Peter Rogiers on Figurines: “I call them Figurines because the word is easy to associate with small toy figures. Indeed, if you look at a work like Craft Morphology Flow Chart (1991) by Kelley, in which he arranges stuffed animals in such a way that you can only see their artificiality, there is no room for animism. I want to see my sculptures as a form of existential parody. Elaborate, like acts in a play. The artefact seems to make them more realistic.” (Peter Rogiers in conversation with Sara Weyns in: Peter Rogiers, ed. Sara Weyns, Lilly Wei, 2016, publisher: Kannibaal).

The Braem Pavilion allows for a compositional experiment with the scale and colours of the works. Above all, the pavilion invites observers to look for the more hidden elements that are revealed to attentive viewers.

That same ‘slow look’ is rewarded when observing the more than 100 drawings and etches that were gathered together for this exhibition. Motifs from the sculptures appear here too, but from a cinematic rhythm. Repetitions, close-ups and the alternating perspectives of a travel shot stitch the works together and create one long ode to looking. An ode to movement too. This creates a bridge to his sculptures, which also require a circular movement from the observer.

Old, new and updated
Those who are familiar with the work of Peter Rogiers will enjoy discovering the new sculptures that the artist is presenting to the public. Other works, like Planet Misfit (2007), Monument (2008), Souvenirs (1999) and Tommy Cooper (2006), are older but had not been shown in Belgium up until now or are in private collections. Others, like Coconuts for Dendermonde (2008), Degas Piece (1995) and Green Figure (1993 – 1995), were quickly included in important Flemish public collections but remained behind closed doors for a long time.

Here, in contrast with the old park environment or inside the distinct architecture of the Braem Pavilion or Het Huis (by Robbrecht and Daem architects), they will enable a totally new experience and interpretation.

“The intention is to realise arrangements with a certain neutrality.

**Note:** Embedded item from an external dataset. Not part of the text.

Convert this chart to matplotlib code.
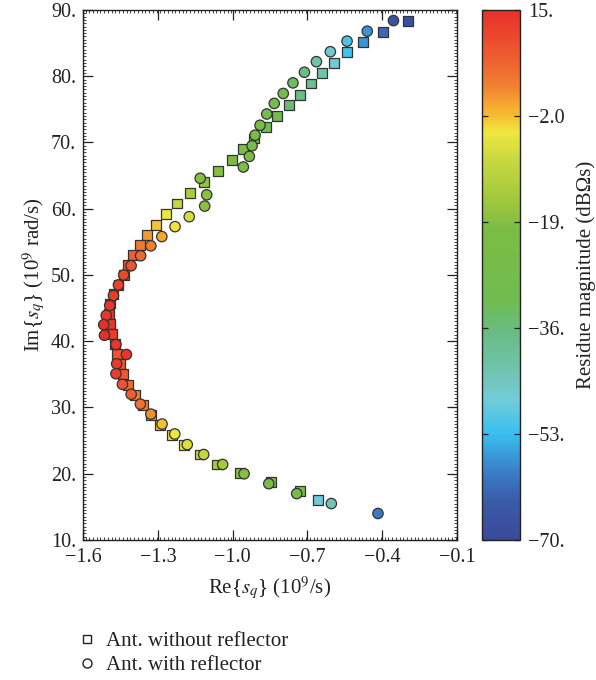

I want to create distance with regard to the environment. Because sculptures are so concretely present in our own space, I want to realise a closeness and emphatically see the work in its own mental field. That's why you have to be able to push aside that surrounding space in some way or another. Despite the fact that my work is often described as being Baroque, energetic or exploding, that introvert aspect plays a very important role. Even if you think you understand what is going on, in actuality you cannot come to grips with it.” (Peter Rogiers in conversation with Sara Weyns in: Peter Rogiers, ed. Sara Weyns, Lilly Wei, 2016, publisher: Kannibaal).

From time to time the artist goes one step further in his new look at older work. He updated existing sculptures like The Governess (2009) and Sergeant Disciplinary (20013-2014) into new sculptures.